§ DATA LINES:
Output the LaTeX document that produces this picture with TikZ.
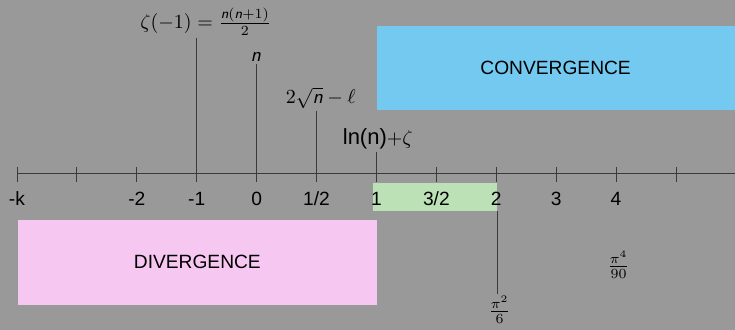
\documentclass[tikz,border=0pt]{standalone}
\usepackage{amsmath}
\usepackage{fontspec}
\newfontfamily\arialf{Liberation Sans}
\usetikzlibrary{positioning}
\definecolor{fondoGris}{HTML}{999999}
\definecolor{lineaGris}{HTML}{3A3A3A}
\definecolor{azulConv}{HTML}{73C9EF}
\definecolor{rosaDiv}{HTML}{F6C8F1}
\definecolor{verdeInt}{HTML}{BDE1B7}
\newcommand{\nvar}{\textsf{\itshape n}}

\begin{document}
\begin{tikzpicture}[x=0.5pt, y=-0.5pt,
        zona/.style={inner sep=0pt, font=\arialf\fontsize{9.6}{11}\selectfont},
        eje/.style={draw=lineaGris, line width=0.5pt},
        marca/.style={draw=lineaGris, line width=0.45pt},
        num/.style={inner sep=0pt, font=\arialf\fontsize{9.6}{11}\selectfont},
        pin/.style={draw=lineaGris, line width=0.45pt},
        val/.style={inner sep=1pt, font=\fontsize{10}{12}\selectfont}
    ]
        \fill[fondoGris] (0,0) rectangle (735,330);

        \node[zona, fill=azulConv, minimum width=179pt, minimum height=42pt] (conv) at (556,68) {CONVERGENCE};
        \node[zona, fill=rosaDiv, minimum width=179.5pt, minimum height=42.5pt] (div) at (197.5,262.5) {DIVERGENCE};
        \node[fill=verdeInt, inner sep=0pt, minimum width=62pt, minimum height=14pt] (verde) at (435,197) {};

        \coordinate (ax0) at (17,174);
        \coordinate (ax1) at (735,174);
        \draw[eje] (ax0) -- (ax1);
        \foreach \i in {0,...,11} {
            \coordinate (t\i) at (17+59.95*\i,167);
            \draw[marca] (t\i) -- ++(0,15);
        }
        \foreach \i/\t in {0/{-k},2/{-2},3/{-1},4/{0},5/{1/2},6/{1},7/{3/2},8/{2},9/{3},10/{4}}
            \node[num] (n\i) at (17+59.95*\i,199) {\t};

        \node[val] (lz) at (206,22) {$\zeta(-1)=\frac{\nvar(\nvar+1)}{2}$};
        \node[val] (ln) at (256,57) {\nvar};
        \node[val] (lsq) at (321,98) {$2\sqrt{\nvar}-\ell$};
        \node[val] (llog) at (378,139) {{\arialf\fontsize{11}{12}\selectfont ln(n)}$+\zeta$};
        \node[val] (lpi2) at (500,310) {$\frac{\pi^2}{6}$};
        \node[val] (lpi4) at (619,265) {$\frac{\pi^4}{90}$};

        \draw[pin] (lz.south -| t3) -- (t3);
        \draw[pin] (ln.south -| t4) -- (t4);
        \draw[pin] (lsq.south -| t5) -- (t5);
        \draw[pin] (llog.south -| t6) -- (t6);
        \draw[pin] (verde.south east) -- (verde.south east |- lpi2.north);
    \end{tikzpicture}
\end{document}
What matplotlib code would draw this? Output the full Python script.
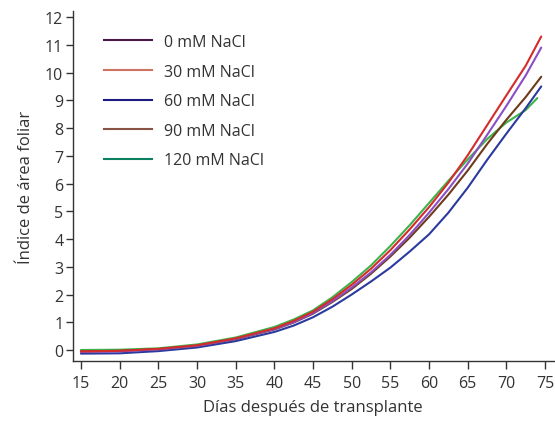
import matplotlib
matplotlib.use("Agg")
import matplotlib.pyplot as plt
from matplotlib.lines import Line2D

plt.rcParams['font.family'] = ['Open Sans', 'DejaVu Sans']

days = [15, 20, 25, 30, 35, 40, 42.5, 45, 47.5, 50, 52.5, 55, 57.5, 60, 62.5, 65, 67.5, 70, 72.5, 74.5]
days_green = [15, 20, 25, 30, 35, 40, 42.5, 45, 47.5, 50, 52.5, 55, 57.5, 60, 62.5, 65, 67.5, 70, 72.5, 74]

iaf_0 = [-0.07, -0.05, 0.02, 0.15, 0.40, 0.75, 1.00, 1.33, 1.76, 2.25, 2.80, 3.43, 4.15, 4.95, 5.80, 6.72, 7.75, 8.80, 9.90, 10.9]
iaf_30 = [-0.05, -0.03, 0.04, 0.17, 0.42, 0.78, 1.05, 1.38, 1.83, 2.35, 2.93, 3.60, 4.35, 5.15, 6.03, 7.02, 8.10, 9.18, 10.25, 11.3]
iaf_60 = [-0.13, -0.12, -0.04, 0.09, 0.32, 0.65, 0.88, 1.18, 1.56, 2.00, 2.47, 2.97, 3.55, 4.17, 4.95, 5.85, 6.85, 7.80, 8.72, 9.5]
iaf_90 = [-0.05, -0.03, 0.03, 0.15, 0.39, 0.74, 0.99, 1.31, 1.73, 2.20, 2.75, 3.37, 4.05, 4.80, 5.60, 6.47, 7.42, 8.30, 9.12, 9.85]
iaf_120 = [0.00, 0.01, 0.06, 0.20, 0.45, 0.83, 1.10, 1.43, 1.90, 2.45, 3.05, 3.75, 4.50, 5.30, 6.10, 6.87, 7.60, 8.20, 8.65, 9.08]

labels = ["0 mM NaCl", "30 mM NaCl", "60 mM NaCl", "90 mM NaCl", "120 mM NaCl"]
line_colors = ["#8a4fc4", "#d42b2b", "#2b3a9e", "#6e3b1c", "#3db34a"]
legend_colors = ["#4a1848", "#d07262", "#1c1c82", "#8a5444", "#0a8060"]

xticks = list(range(15, 80, 5))
yticks = list(range(0, 13))

fig = plt.figure(figsize=(5.55, 4.27), dpi=100)
ax = fig.add_axes([0.1315, 0.152, 0.866, 0.82])

series = [(days, iaf_0), (days, iaf_30), (days, iaf_60), (days, iaf_90), (days_green, iaf_120)]
order = [4, 2, 3, 0, 1]
for i in order:
    x, y = series[i]
    ax.plot(x, y, color=line_colors[i], lw=1.5, solid_capstyle='round', solid_joinstyle='round')

ax.set_xlim(13.97, 76.1)
ax.set_ylim(-0.4, 12.22)
ax.set_xticks(xticks)
ax.set_yticks(yticks)
ax.spines['top'].set_visible(False)
ax.spines['right'].set_visible(False)
for s in ['left', 'bottom']:
    ax.spines[s].set_color('#333333')
    ax.spines[s].set_linewidth(1.0)
ax.tick_params(axis='both', direction='out', length=5, width=1.0, color='#333333',
               labelsize=11.5, labelcolor='#333333', pad=2)
ax.tick_params(axis='x', length=6, pad=4)

ax.set_xlabel("Días después de transplante", fontsize=12, color='#333333', labelpad=6)
ax.set_ylabel("Índice de área foliar", fontsize=12, color='#333333', labelpad=8)

handles = [Line2D([], [], color=c, lw=1.5) for c in legend_colors]
leg = ax.legend(handles, labels, loc='upper left', frameon=False, fontsize=11.5,
                handlelength=3.0, handletextpad=0.75, labelspacing=0.85,
                bbox_to_anchor=(0.035, 0.975), labelcolor='#333333')

fig.savefig("out.png", dpi=100)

§ GOAL: Go through the material above and print all of it exactly, except the pictures.

§ REPLY TO THE TASK:
Output the LaTeX document that produces this picture with TikZ.
\documentclass[tikz,border=0pt]{standalone}
\usepackage{amsmath}
\usepackage{fontspec}
\newfontfamily\arialf{Liberation Sans}
\usetikzlibrary{positioning}
\definecolor{fondoGris}{HTML}{999999}
\definecolor{lineaGris}{HTML}{3A3A3A}
\definecolor{azulConv}{HTML}{73C9EF}
\definecolor{rosaDiv}{HTML}{F6C8F1}
\definecolor{verdeInt}{HTML}{BDE1B7}
\newcommand{\nvar}{\textsf{\itshape n}}

\begin{document}
\begin{tikzpicture}[x=0.5pt, y=-0.5pt,
        zona/.style={inner sep=0pt, font=\arialf\fontsize{9.6}{11}\selectfont},
        eje/.style={draw=lineaGris, line width=0.5pt},
        marca/.style={draw=lineaGris, line width=0.45pt},
        num/.style={inner sep=0pt, font=\arialf\fontsize{9.6}{11}\selectfont},
        pin/.style={draw=lineaGris, line width=0.45pt},
        val/.style={inner sep=1pt, font=\fontsize{10}{12}\selectfont}
    ]
        \fill[fondoGris] (0,0) rectangle (735,330);

        \node[zona, fill=azulConv, minimum width=179pt, minimum height=42pt] (conv) at (556,68) {CONVERGENCE};
        \node[zona, fill=rosaDiv, minimum width=179.5pt, minimum height=42.5pt] (div) at (197.5,262.5) {DIVERGENCE};
        \node[fill=verdeInt, inner sep=0pt, minimum width=62pt, minimum height=14pt] (verde) at (435,197) {};

        \coordinate (ax0) at (17,174);
        \coordinate (ax1) at (735,174);
        \draw[eje] (ax0) -- (ax1);
        \foreach \i in {0,...,11} {
            \coordinate (t\i) at (17+59.95*\i,167);
            \draw[marca] (t\i) -- ++(0,15);
        }
        \foreach \i/\t in {0/{-k},2/{-2},3/{-1},4/{0},5/{1/2},6/{1},7/{3/2},8/{2},9/{3},10/{4}}
            \node[num] (n\i) at (17+59.95*\i,199) {\t};

        \node[val] (lz) at (206,22) {$\zeta(-1)=\frac{\nvar(\nvar+1)}{2}$};
        \node[val] (ln) at (256,57) {\nvar};
        \node[val] (lsq) at (321,98) {$2\sqrt{\nvar}-\ell$};
        \node[val] (llog) at (378,139) {{\arialf\fontsize{11}{12}\selectfont ln(n)}$+\zeta$};
        \node[val] (lpi2) at (500,310) {$\frac{\pi^2}{6}$};
        \node[val] (lpi4) at (619,265) {$\frac{\pi^4}{90}$};

        \draw[pin] (lz.south -| t3) -- (t3);
        \draw[pin] (ln.south -| t4) -- (t4);
        \draw[pin] (lsq.south -| t5) -- (t5);
        \draw[pin] (llog.south -| t6) -- (t6);
        \draw[pin] (verde.south east) -- (verde.south east |- lpi2.north);
    \end{tikzpicture}
\end{document}
What matplotlib code would draw this? Output the full Python script.
import matplotlib
matplotlib.use("Agg")
import matplotlib.pyplot as plt
from matplotlib.lines import Line2D

plt.rcParams['font.family'] = ['Open Sans', 'DejaVu Sans']

days = [15, 20, 25, 30, 35, 40, 42.5, 45, 47.5, 50, 52.5, 55, 57.5, 60, 62.5, 65, 67.5, 70, 72.5, 74.5]
days_green = [15, 20, 25, 30, 35, 40, 42.5, 45, 47.5, 50, 52.5, 55, 57.5, 60, 62.5, 65, 67.5, 70, 72.5, 74]

iaf_0 = [-0.07, -0.05, 0.02, 0.15, 0.40, 0.75, 1.00, 1.33, 1.76, 2.25, 2.80, 3.43, 4.15, 4.95, 5.80, 6.72, 7.75, 8.80, 9.90, 10.9]
iaf_30 = [-0.05, -0.03, 0.04, 0.17, 0.42, 0.78, 1.05, 1.38, 1.83, 2.35, 2.93, 3.60, 4.35, 5.15, 6.03, 7.02, 8.10, 9.18, 10.25, 11.3]
iaf_60 = [-0.13, -0.12, -0.04, 0.09, 0.32, 0.65, 0.88, 1.18, 1.56, 2.00, 2.47, 2.97, 3.55, 4.17, 4.95, 5.85, 6.85, 7.80, 8.72, 9.5]
iaf_90 = [-0.05, -0.03, 0.03, 0.15, 0.39, 0.74, 0.99, 1.31, 1.73, 2.20, 2.75, 3.37, 4.05, 4.80, 5.60, 6.47, 7.42, 8.30, 9.12, 9.85]
iaf_120 = [0.00, 0.01, 0.06, 0.20, 0.45, 0.83, 1.10, 1.43, 1.90, 2.45, 3.05, 3.75, 4.50, 5.30, 6.10, 6.87, 7.60, 8.20, 8.65, 9.08]

labels = ["0 mM NaCl", "30 mM NaCl", "60 mM NaCl", "90 mM NaCl", "120 mM NaCl"]
line_colors = ["#8a4fc4", "#d42b2b", "#2b3a9e", "#6e3b1c", "#3db34a"]
legend_colors = ["#4a1848", "#d07262", "#1c1c82", "#8a5444", "#0a8060"]

xticks = list(range(15, 80, 5))
yticks = list(range(0, 13))

fig = plt.figure(figsize=(5.55, 4.27), dpi=100)
ax = fig.add_axes([0.1315, 0.152, 0.866, 0.82])

series = [(days, iaf_0), (days, iaf_30), (days, iaf_60), (days, iaf_90), (days_green, iaf_120)]
order = [4, 2, 3, 0, 1]
for i in order:
    x, y = series[i]
    ax.plot(x, y, color=line_colors[i], lw=1.5, solid_capstyle='round', solid_joinstyle='round')

ax.set_xlim(13.97, 76.1)
ax.set_ylim(-0.4, 12.22)
ax.set_xticks(xticks)
ax.set_yticks(yticks)
ax.spines['top'].set_visible(False)
ax.spines['right'].set_visible(False)
for s in ['left', 'bottom']:
    ax.spines[s].set_color('#333333')
    ax.spines[s].set_linewidth(1.0)
ax.tick_params(axis='both', direction='out', length=5, width=1.0, color='#333333',
               labelsize=11.5, labelcolor='#333333', pad=2)
ax.tick_params(axis='x', length=6, pad=4)

ax.set_xlabel("Días después de transplante", fontsize=12, color='#333333', labelpad=6)
ax.set_ylabel("Índice de área foliar", fontsize=12, color='#333333', labelpad=8)

handles = [Line2D([], [], color=c, lw=1.5) for c in legend_colors]
leg = ax.legend(handles, labels, loc='upper left', frameon=False, fontsize=11.5,
                handlelength=3.0, handletextpad=0.75, labelspacing=0.85,
                bbox_to_anchor=(0.035, 0.975), labelcolor='#333333')

fig.savefig("out.png", dpi=100)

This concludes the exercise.